# START OF Records for the exercise

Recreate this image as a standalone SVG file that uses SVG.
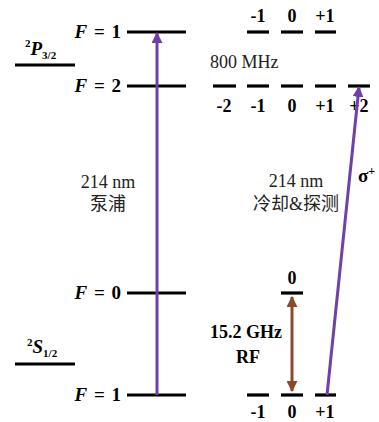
<svg xmlns="http://www.w3.org/2000/svg" width="379" height="422" viewBox="0 0 379 422">
<style>
.lv{stroke:#000;stroke-width:3.2;fill:none}
.fl{font-family:"Liberation Serif",serif;font-weight:bold;font-size:19px;fill:#000;text-anchor:end}
.ml{font-family:"Liberation Serif",serif;font-weight:bold;font-size:18px;fill:#000;text-anchor:middle}
.rg{font-family:"Liberation Serif",serif;font-size:18px;fill:#222}
.cj{font-family:"Liberation Serif","Noto Sans CJK SC",serif;font-size:18px;fill:#222;text-anchor:middle}
.it{font-style:italic}
</style>
<defs>
<marker id="ap" viewBox="0 0 10 10" refX="9" refY="5" markerWidth="11" markerHeight="11" markerUnits="userSpaceOnUse" orient="auto"><path d="M0,0L10,5L0,10z" fill="#7040A8"/></marker>
<marker id="ab" viewBox="0 0 10 10" refX="9" refY="5" markerWidth="11" markerHeight="11" markerUnits="userSpaceOnUse" orient="auto-start-reverse"><path d="M0,0L10,5L0,10z" fill="#8A4A2A"/></marker>
</defs>
<g id="P32-term">
<line class="lv" x1="15" y1="65" x2="75" y2="65"/>
<text x="25" y="55" font-family="Liberation Serif,serif" font-weight="bold" font-size="19"><tspan font-size="11" dy="-8">2</tspan><tspan class="it" dy="8">P</tspan><tspan font-size="11" dy="4">3/2</tspan></text>
</g>
<g id="S12-term">
<line class="lv" x1="15" y1="364" x2="75" y2="364"/>
<text x="27" y="353" font-family="Liberation Serif,serif" font-weight="bold" font-size="19"><tspan font-size="11" dy="-7">2</tspan><tspan class="it" dy="7">S</tspan><tspan font-size="11" dy="4">1/2</tspan></text>
</g>
<g id="P-F1">
<line class="lv" x1="127" y1="32" x2="186" y2="32"/>
<text class="fl" x="121" y="38" word-spacing="2"><tspan class="it">F</tspan> = 1</text>
</g>
<g id="P-F2">
<line class="lv" x1="127" y1="86" x2="186" y2="86"/>
<text class="fl" x="121" y="92" word-spacing="2"><tspan class="it">F</tspan> = 2</text>
</g>
<g id="S-F0">
<line class="lv" x1="127" y1="293" x2="186" y2="293"/>
<text class="fl" x="121" y="299" word-spacing="2"><tspan class="it">F</tspan> = 0</text>
</g>
<g id="S-F1">
<line class="lv" x1="127" y1="395" x2="186" y2="395"/>
<text class="fl" x="121" y="401" word-spacing="2"><tspan class="it">F</tspan> = 1</text>
</g>
<g id="P-F1-sub">
<line class="lv" x1="247" y1="32" x2="269" y2="32"/>
<line class="lv" x1="281" y1="32" x2="303" y2="32"/>
<line class="lv" x1="315" y1="32" x2="336" y2="32"/>
<text class="ml" x="258" y="22">-1</text>
<text class="ml" x="292" y="22">0</text>
<text class="ml" x="325" y="22">+1</text>
</g>
<g id="P-F2-sub">
<line class="lv" x1="213" y1="86" x2="236" y2="86"/>
<line class="lv" x1="247" y1="86" x2="269" y2="86"/>
<line class="lv" x1="281" y1="86" x2="303" y2="86"/>
<line class="lv" x1="315" y1="86" x2="336" y2="86"/>
<line class="lv" x1="348" y1="86" x2="370" y2="86"/>
<text class="ml" x="224" y="112">-2</text>
<text class="ml" x="258" y="112">-1</text>
<text class="ml" x="292" y="112">0</text>
<text class="ml" x="325" y="112">+1</text>
<text class="ml" x="359" y="112">+2</text>
</g>
<g id="S-F0-sub">
<line class="lv" x1="281" y1="293" x2="303" y2="293"/>
<text class="ml" x="292" y="284">0</text>
</g>
<g id="S-F1-sub">
<line class="lv" x1="247" y1="395" x2="269" y2="395"/>
<line class="lv" x1="281" y1="395" x2="303" y2="395"/>
<line class="lv" x1="315" y1="395" x2="336" y2="395"/>
<text class="ml" x="258" y="418">-1</text>
<text class="ml" x="292" y="418">0</text>
<text class="ml" x="325" y="418">+1</text>
</g>
<g id="labels">
<text class="rg" x="210" y="68">800 MHz</text>
<text class="cj" x="108" y="188">214 nm</text>
<text class="cj" x="108" y="210">泵浦</text>
<text class="cj" x="296" y="187">214 nm</text>
<text class="cj" x="296" y="210">冷却&amp;探测</text>
<text class="ml" x="246" y="338" font-size="19">15.2 GHz</text>
<text class="ml" x="248" y="363" font-size="19">RF</text>
<text x="358" y="182" font-family="Liberation Serif,serif" font-weight="bold" font-size="19">σ<tspan font-size="12" dy="-7">+</tspan></text>
</g>
<g id="connectors">
<line x1="157" y1="395" x2="157" y2="33" stroke="#7040A8" stroke-width="3" marker-end="url(#ap)"/>
<line x1="327" y1="395" x2="359" y2="87" stroke="#7040A8" stroke-width="3" marker-end="url(#ap)"/>
<line x1="292" y1="297" x2="292" y2="391" stroke="#8A4A2A" stroke-width="3" marker-start="url(#ab)" marker-end="url(#ab)"/>
</g>
</svg>
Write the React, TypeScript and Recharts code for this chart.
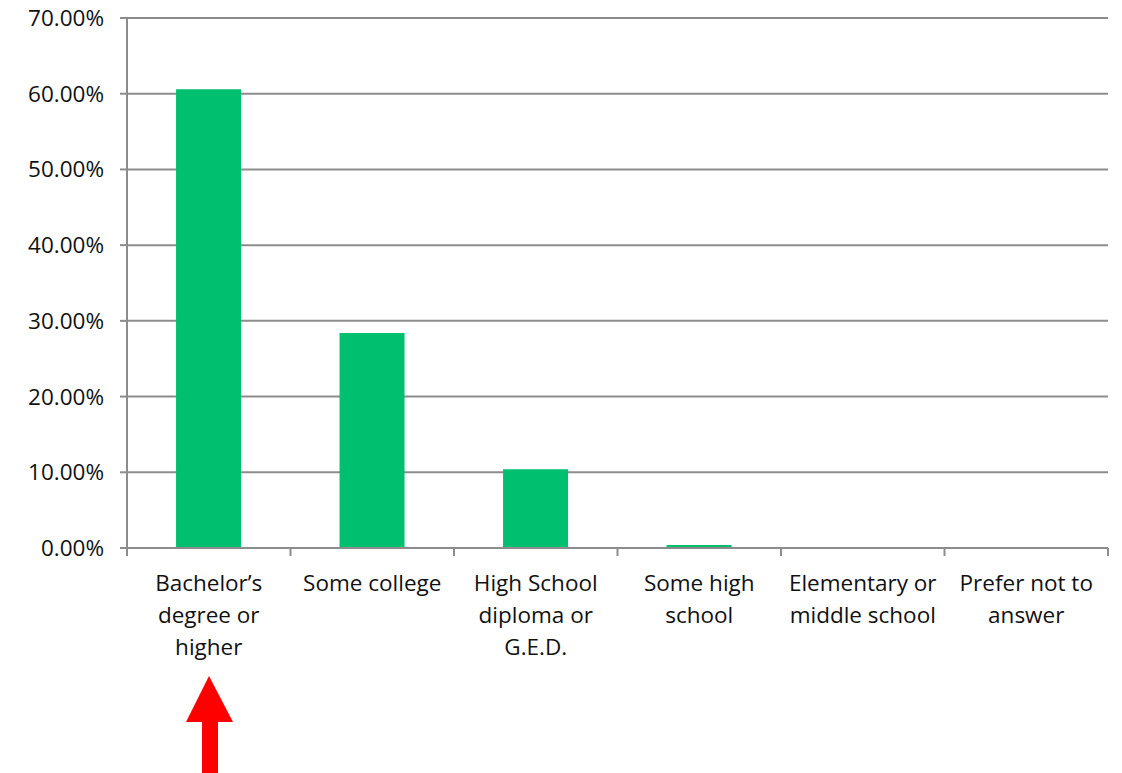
import { BarChart, Bar, XAxis, YAxis, CartesianGrid } from 'recharts';

const categories = [
  'Bachelor’s degree or higher',
  'Some college',
  'High School diploma or G.E.D.',
  'Some high school',
  'Elementary or middle school',
  'Prefer not to answer',
];
const labelLines = [
  ['Bachelor’s', 'degree or', 'higher'],
  ['Some college'],
  ['High School', 'diploma or', 'G.E.D.'],
  ['Some high', 'school'],
  ['Elementary or', 'middle school'],
  ['Prefer not to', 'answer'],
];
const shares = [0.606, 0.284, 0.104, 0.004, 0, 0];
const yTicks = [0, 0.1, 0.2, 0.3, 0.4, 0.5, 0.6, 0.7];

const FONT = "'Open Sans', sans-serif";
const GRID = '#8c8c8c';
const BAND = (1108 - 127) / categories.length;

const data = categories.map((name, i) => ({ name, value: shares[i] }));

function CategoryTick(props: any) {
  const { x, y, index } = props;
  const lines = labelLines[index] || [];
  const left = x - BAND / 2;
  return (
    <g>
      <line x1={left} y1={y - 8} x2={left} y2={y} stroke={GRID} strokeWidth={2} />
      {index === categories.length - 1 && (
        <line x1={left + BAND} y1={y - 8} x2={left + BAND} y2={y} stroke={GRID} strokeWidth={2} />
      )}
      {lines.map((l, k) => (
        <text
          key={k}
          x={x}
          y={y + 35 + k * 32}
          textAnchor="middle"
          fill="#111"
          fontSize={22.5}
          fontFamily={FONT}
        >
          {l}
        </text>
      ))}
    </g>
  );
}

export default function App() {
  return (
    <div style={{ position: 'absolute', left: 0, top: 0, width: 1122, height: 773, background: '#fff' }}>
      <BarChart
        width={1122}
        height={773}
        data={data}
        margin={{ top: 18, right: 14, left: 0, bottom: 0 }}
        barCategoryGap="30%"
      >
        <CartesianGrid vertical={false} stroke={GRID} strokeWidth={2} />
        <XAxis
          dataKey="name"
          interval={0}
          stroke={GRID}
          strokeWidth={2}
          tickLine={false}
          tick={<CategoryTick />}
          height={225}
        />
        <YAxis
          domain={[0, 0.7]}
          ticks={yTicks}
          width={127}
          stroke={GRID}
          strokeWidth={2}
          tickSize={7}
          tickMargin={16}
          tickFormatter={(v: number) => `${(v * 100).toFixed(2)}%`}
          tick={{ fill: '#111', fontSize: 22.5, fontFamily: FONT }}
          interval={0}
        />
        <Bar dataKey="value" fill="#00BF6F" isAnimationActive={false} />
      </BarChart>
      <svg
        width={1122}
        height={773}
        style={{ position: 'absolute', left: 0, top: 0, pointerEvents: 'none' }}
      >
        <polygon
          points="209,676 186,722 202,722 202,773 218,773 218,722 233,722"
          fill="#ff0000"
        />
      </svg>
    </div>
  );
}
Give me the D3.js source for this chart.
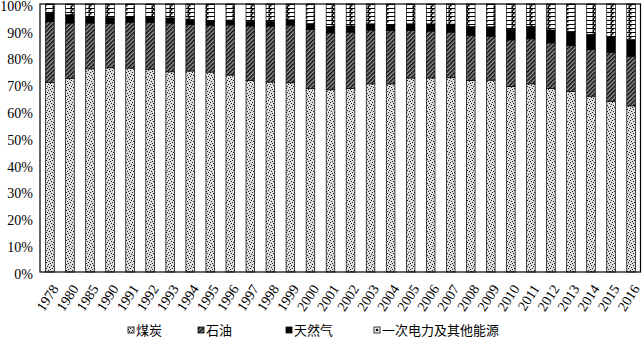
<!DOCTYPE html>
<html>
<head>
<meta charset="utf-8">
<script src="https://cdn.jsdelivr.net/npm/d3@7"></script>
<style>
  html, body { margin: 0; padding: 0; background: #fff; }
  svg { display: block; }
</style>
</head>
<body>
<svg id="chart" width="642" height="339"></svg>
<script>
// China primary energy consumption structure (%)
const years = ["1978","1980","1985","1990","1991","1992","1993","1994","1995","1996",
  "1997","1998","1999","2000","2001","2002","2003","2004","2005","2006",
  "2007","2008","2009","2010","2011","2012","2013","2014","2015","2016"];
const coal  = [70.7,72.2,75.8,76.2,76.1,75.7,74.7,75.0,74.6,73.5,71.4,70.9,70.6,68.5,68.0,68.5,70.2,70.2,72.4,72.4,72.5,71.5,71.6,69.2,70.2,68.5,67.4,65.6,63.7,62.0];
const oil   = [22.7,20.7,17.1,16.6,17.1,17.5,18.2,17.4,17.5,18.7,20.4,20.8,21.5,22.0,21.2,21.0,20.1,19.9,17.8,17.5,17.0,16.7,16.4,17.4,16.8,17.0,17.1,17.4,18.3,18.5];
const gas   = [3.2,3.1,2.2,2.1,2.0,1.9,1.9,1.9,1.8,1.8,1.8,1.8,2.0,2.2,2.4,2.3,2.3,2.3,2.4,2.7,3.0,3.4,3.5,4.0,4.6,4.8,5.3,5.7,5.9,6.2];
const other = [3.4,4.0,4.9,5.1,4.8,4.9,5.2,5.7,6.1,6.0,6.4,6.5,5.9,7.3,8.4,8.2,7.4,7.6,7.4,7.4,7.5,8.4,8.5,9.4,8.4,9.7,10.2,11.3,12.1,13.3];
const seriesNames = ["煤炭","石油","天然气","一次电力及其他能源"];
const yTicks = [0,10,20,30,40,50,60,70,80,90,100];

const svg = d3.select("#chart");
const margin = { left: 40, right: 1, top: 4, bottom: 67 };
const W = 642, H = 339;

// fill patterns
const defs = svg.append("defs");
// coal: speckled dots
const pCoal = defs.append("pattern").attr("id","pCoal").attr("patternUnits","userSpaceOnUse")
  .attr("width",6).attr("height",6);
pCoal.append("rect").attr("width",6).attr("height",6).attr("fill","#dcdcdc");
[[0,0],[3,1],[1,3],[4,4],[2,5],[5,2]].forEach(([x,y]) =>
  pCoal.append("rect").attr("x",x).attr("y",y).attr("width",1).attr("height",1).attr("fill","#222"));
// oil: diagonal hatch
const pOil = defs.append("pattern").attr("id","pOil").attr("patternUnits","userSpaceOnUse")
  .attr("width",3).attr("height",3).attr("patternTransform","rotate(45)");
pOil.append("rect").attr("width",3).attr("height",3).attr("fill","#9a9a9a");
pOil.append("rect").attr("width",1.6).attr("height",3).attr("fill","#111");
// other: chain pattern
const pOther = defs.append("pattern").attr("id","pOther").attr("patternUnits","userSpaceOnUse")
  .attr("width",9).attr("height",4);
pOther.append("rect").attr("width",9).attr("height",4).attr("fill","#fff");
pOther.append("rect").attr("x",0).attr("y",0).attr("width",9).attr("height",1).attr("fill","#000");
pOther.append("rect").attr("x",0).attr("y",0).attr("width",1.5).attr("height",2.5).attr("fill","#000");
pOther.append("rect").attr("x",7.5).attr("y",1.5).attr("width",1.5).attr("height",2.5).attr("fill","#000");

const fills = ["url(#pCoal)","url(#pOil)","#000","url(#pOther)"];

const x = d3.scaleBand().domain(years)
  .range([margin.left, W - margin.right]).paddingInner(0.57).paddingOuter(0.28);
const y = d3.scaleLinear().domain([0,100]).range([H - margin.bottom, margin.top]);

const rows = years.map((yr,i) => ({ year: yr, s0: coal[i], s1: oil[i], s2: gas[i], s3: other[i] }));
const stack = d3.stack().keys(["s0","s1","s2","s3"]);
const layers = stack(rows);

const g = svg.append("g");
layers.forEach((layer, k) => {
  g.selectAll(null).data(layer).enter().append("rect")
    .attr("x", d => x(d.data.year))
    .attr("width", x.bandwidth())
    .attr("y", d => y(Math.min(d[1],100)))
    .attr("height", d => y(d[0]) - y(Math.min(d[1],100)))
    .attr("fill", fills[k])
    .attr("stroke", "#000")
    .attr("stroke-width", 0.7);
});

// plot frame
svg.append("rect")
  .attr("x", margin.left).attr("y", margin.top)
  .attr("width", W - margin.right - margin.left - 0.5)
  .attr("height", y(0) - margin.top)
  .attr("fill","none").attr("stroke","#000").attr("stroke-width",1.2);

// y axis
const yAxis = svg.append("g").attr("transform", `translate(${margin.left},0)`)
  .call(d3.axisLeft(y).tickValues(yTicks).tickFormat(d => d + "%").tickSize(0).tickPadding(7));
yAxis.select(".domain").remove();
yAxis.selectAll("text").attr("font-family","'Liberation Serif', serif").attr("font-size",14)
  .attr("fill","#000").attr("dy","0.45em");

// x axis
const xAxis = svg.append("g").attr("transform", `translate(0,${y(0)})`)
  .call(d3.axisBottom(x).tickSize(0).tickPadding(0));
xAxis.select(".domain").remove();
xAxis.selectAll("text")
  .attr("font-family","'Liberation Serif', serif").attr("font-size",14).attr("fill","#000")
  .attr("text-anchor","end")
  .attr("transform","translate(5,14) rotate(-57)")
  .attr("dy","0.35em").attr("y",0);

// legend
const legendX = [128, 198, 286, 374];
const legend = svg.append("g");
seriesNames.forEach((name, k) => {
  const lx = legendX[k], ly = 330;
  legend.append("rect").attr("x", lx).attr("y", ly - 3).attr("width", 6).attr("height", 6)
    .attr("fill", k === 2 ? "#000" : (k === 3 ? "#fff" : fills[k]))
    .attr("stroke","#000").attr("stroke-width",0.8);
  if (k === 3) legend.append("rect").attr("x", lx + 1.8).attr("y", ly - 1.2).attr("width", 2.4).attr("height", 2.4).attr("fill","#000");
  legend.append("text").attr("x", lx + 8).attr("y", ly).attr("dy","0.35em")
    .attr("font-family","'Noto Sans CJK SC', sans-serif").attr("font-size",13).attr("fill","#000")
    .text(name);
});
</script>
</body>
</html>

# END OF Records for the exercise

» **What you are asked to do**
From the records above, give again only the part that opens with the line containing "Write the React, TypeScript" and closes with the line containing "const data = categories.map((name, i)". Keep both ends but drop the pictures.

» **Result of this task**
Write the React, TypeScript and Recharts code for this chart.
import { BarChart, Bar, XAxis, YAxis, CartesianGrid } from 'recharts';

const categories = [
  'Bachelor’s degree or higher',
  'Some college',
  'High School diploma or G.E.D.',
  'Some high school',
  'Elementary or middle school',
  'Prefer not to answer',
];
const labelLines = [
  ['Bachelor’s', 'degree or', 'higher'],
  ['Some college'],
  ['High School', 'diploma or', 'G.E.D.'],
  ['Some high', 'school'],
  ['Elementary or', 'middle school'],
  ['Prefer not to', 'answer'],
];
const shares = [0.606, 0.284, 0.104, 0.004, 0, 0];
const yTicks = [0, 0.1, 0.2, 0.3, 0.4, 0.5, 0.6, 0.7];

const FONT = "'Open Sans', sans-serif";
const GRID = '#8c8c8c';
const BAND = (1108 - 127) / categories.length;

const data = categories.map((name, i) => ({ name, value: shares[i] }));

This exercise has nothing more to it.